International Bog Day – 28 July 2013
Judith Allinson writes:-
28 July is International Bog Day.
If you are in North Yorkshire or Lancashire on 27 and 28 July why not visit the Malham Tarn Open Day -where I will be leading guided walks at the Internationally Important Wetland Site.
– or why not find a bog near you to visit? Lower on this page read:
1. Ten Top Reasons why bogs are both important and magical; or click this link for a picture of the display at St John’s Church Hall, Settle about Bogs.
Right: Malham Tarn Moss – A Peat bog with a brilliant “lag” – gradation from bog to base rich wetland at the edges.
The little hill with trees used to be an island in the tarn at the end of the last IceAge, but since then the peat bog has grown up around it.
But first here is a video about the wetland area in Iraq that is said to be the site of the Garden of Eden
Top ten bright ideas – about the benefits of Bogs.
- Peat Bogs are worth Carbon Credit Gold – bogs and peatlands contain twice the amount of carbon as the world’s forests, but are largely ignored in the Kyoto Protocol.
(Peat bogs store carbon as organic material. It is principally the Sphagnum (Bog-moss) that does this. Methane can also be produced (which has a higher “global-change” effect even than carbon dioxide. The situation is complex – see a good report at East Anglia)
- Peat bogs store water, and thus act as a reservoir. Where moorland bogs have been drained the rivers from them are more subject to flash flooding, and dry up earlier in droughts.
- Peat bogs are acid and can preserve things – e.g. A thousand-year-old Book of Psalms was discovered by a construction worker in a bog in Ireland. See more details on wikipedia
- Pollen stored in peat laid down thousands of years ago show us what the vegetation used to be like.
- Peat has been used for fuel. Small peat cuttings can become valuable habitats for wildlife. However In Ireland whole bogs are being removed for use for fuel for electricity.
- Peat bogs support interesting plants such as carnivorous Sundews and Butterworts. They can support edible heathland fruit such as Bilberry, Cranberry and Cloudberry,
- They are home to many birds: Curlew, Plover, Lapwing and Meadow Pipits, Merlin, Hen Harrier, Snipe, Redshank
- Peat bogs have been used for peat for compost for growing plants. However it is difficult to get bare peat that has had the surface vegetation removed to recolonise
- In the fens peat has been drained and limed and fertilised – and is good for growing carrots because there are no stones.

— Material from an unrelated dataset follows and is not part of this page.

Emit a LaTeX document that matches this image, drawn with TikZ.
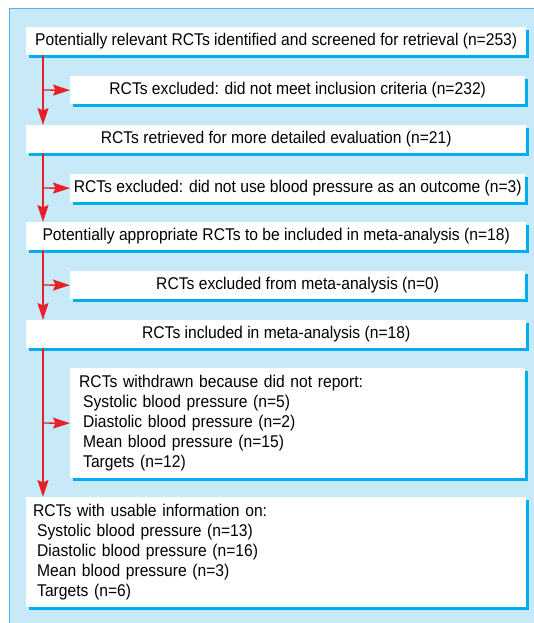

- There are 34 different types of Sphagnum (Bog-moss) in the UK.. and half of them grow at Malham Tarn Fen and Bog.
- Thus there are conflicting uses of peat bogs.
- Peat bogs have taken thousands of year to form. Once a bog is destroyed (by drainage, or air pollution or removal for compost, it could take 1000s more years for a bog to grow. The UK climate and air purity is no longer so conducive to peat bog formation. In Indonesia peat bogs under forest are being burned – this is both releasing the carbon dioxide into the air causing more global warming and causing serious air pollution in surrounding areas due to the smoke.